Thursday, December 5, 2002
A Japanese man who suspects his wife has been abused by Chinese authorities for being a Falun Gong member asked the media on Wednesday for support in his bid to have her returned to Japan.
Atsushi Kaneko, a company worker from Niigata Prefecture, told the Foreign Correspondents' Club that the Chinese Embassy in Tokyo has turned down his request to visit his wife, Yoko, who has been hospitalized for more than two months in Beijing.
Yoko, a Chinese-born naturalized Japanese, was arrested by security officials after distributing Falun Gong meditation fliers in Beijing in May. She was later assigned to 18 months of "re-education through labor" at a detention facility in the capital.
When Atsushi last met her at the facility in August, she had lost weight and had bruises on her wrists, he said, adding they were only allowed to speak via an interpreter, even though his wife speaks Japanese.

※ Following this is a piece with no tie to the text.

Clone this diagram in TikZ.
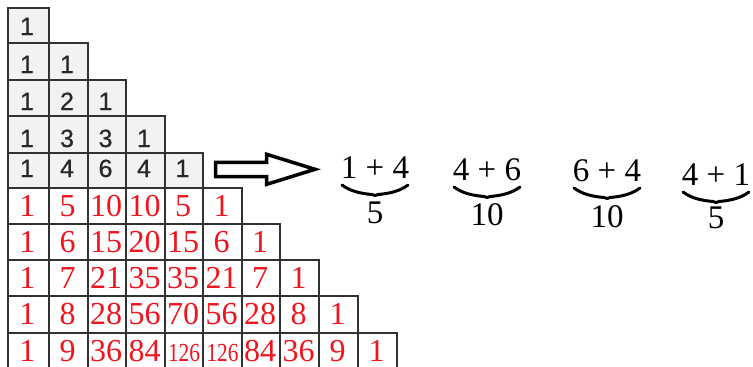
\documentclass[tikz,border=0pt]{standalone}
\usepackage{fontspec}
\setmainfont{Liberation Serif}
\newfontfamily\cellsans[FakeBold=0.6]{Liberation Sans}
\usetikzlibrary{calc}
\definecolor{cellfill}{RGB}{242,242,242}
\definecolor{gridline}{RGB}{50,50,50}
\definecolor{greytext}{RGB}{40,40,40}
\definecolor{numred}{RGB}{240,20,30}
\newcount\PascalVal
% curved underbrace below an expression node
\newcommand\UnderBrace[1]{%
  \draw[bracepen] ($(#1.base)+(-33,7)$) .. controls +(8,6) and +(-12,-1) ..
    ($(#1.base)+(-3,16.5)$) -- ($(#1.base)+(0,17.5)$) -- ($(#1.base)+(3,16.5)$)
    .. controls +(12,-1) and +(-8,6) .. ($(#1.base)+(33,7)$);}
\begin{document}
\begin{tikzpicture}[x=1pt,y=-1pt,
  gridpen/.style={draw=gridline, line width=1.6pt},
  greynum/.style={anchor=base, inner sep=0pt, text=greytext,
    font=\fontsize{25}{25}\selectfont\cellsans},
  rednum/.style={anchor=base, inner sep=0pt, text=numred,
    font=\fontsize{32}{32}\selectfont},
  rednum small/.style={rednum, font=\fontsize{26}{26}\selectfont},
  expr/.style={anchor=base, inner sep=0pt, font=\fontsize{33}{33}\selectfont},
  bracepen/.style={line width=3pt, line cap=round, line join=round},
  arrowpen/.style={draw=black, line width=3.5pt, line join=miter, fill=white}]
\fill[white] (0,0) rectangle (753,367);
\useasboundingbox (0,0) rectangle (753,367);
\clip (0,0) rectangle (753,367);

\def\colx{{8,49,88,126,165,203,242,280,319,358,397}}
\def\rowy{{8,43,80,116,153,188,224,260,296,333,369}}
\def\greybase{{35,73,110,147,177}}

% grey background of the first five rows
\foreach \r in {0,...,4}{
  \pgfmathsetmacro\ya{\rowy[\r]}
  \pgfmathsetmacro\yb{\rowy[\r+1]}
  \pgfmathsetmacro\xb{\colx[\r+1]}
  \fill[cellfill] (8,\ya) rectangle (\xb,\yb);
}

% cells of Pascal's triangle with their binomial coefficients
\foreach \r in {0,...,9}{
  \global\PascalVal=1
  \foreach \k in {0,...,\r}{
    \ifnum\k>0 \global\PascalVal=\numexpr\PascalVal*(\r-\k+1)/\k\relax\fi
    \pgfmathsetmacro\xa{\colx[\k]}
    \pgfmathsetmacro\xb{\colx[\k+1]}
    \pgfmathsetmacro\ya{\rowy[\r]}
    \pgfmathsetmacro\yb{\rowy[\r+1]}
    \draw[gridpen] (\xa,\ya) rectangle (\xb,\yb);
    \ifnum\r<5
      \pgfmathsetmacro\yt{\greybase[\r]}
      \node[greynum] (n\r-\k) at ({(\xa+\xb)/2-1.5},\yt) {\the\PascalVal};
    \else
      \pgfmathsetmacro\yt{\ya+28.5}
      \ifnum\PascalVal>99
        \node[rednum small] (n\r-\k) at ({(\xa+\xb)/2},\yt)
          {\scalebox{0.82}[1]{\the\PascalVal}};
      \else
        \node[rednum] (n\r-\k) at ({(\xa+\xb)/2-1},\yt) {\the\PascalVal};
      \fi
    \fi
  }
}

% hollow block arrow
\draw[arrowpen] (215.5,162.3) -- (266.7,162.3) -- (266.7,154.3) -- (315,169.3)
  -- (266.7,184.3) -- (266.7,176.7) -- (215.5,176.7) -- cycle;

% pairwise sums of row four
\node[expr] (e1) at (375,178) {1 + 4};
\node[expr] (e2) at (487,180) {4 + 6};
\node[expr] (e3) at (607,181) {6 + 4};
\node[expr] (e4) at (716,185) {4 + 1};
\node[expr] (s1) at ($(e1.base)+(0,45)$) {5};
\node[expr] (s2) at ($(e2.base)+(0,45)$) {10};
\node[expr] (s3) at ($(e3.base)+(0,46)$) {10};
\node[expr] (s4) at ($(e4.base)+(0,43)$) {5};
\UnderBrace{e1}
\UnderBrace{e2}
\UnderBrace{e3}
\UnderBrace{e4}
\end{tikzpicture}
\end{document}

After repeated inquiries through Japan's Foreign Ministry, the Chinese authorities admitted in October that his wife had been hospitalized. But the Chinese Embassy has since refused to issue a visa for him to travel there to see her, he said.
Human rights watchdog Amnesty International is also urging Beijing to release Yoko because she is "prisoner of conscience."
At the news conference, Jane Dai, an Australian whose Falun Gong-practicing husband died in a Chinese labor camp last year, also spoke about the alleged persecution of followers of the spiritual exercise, which is banned in China.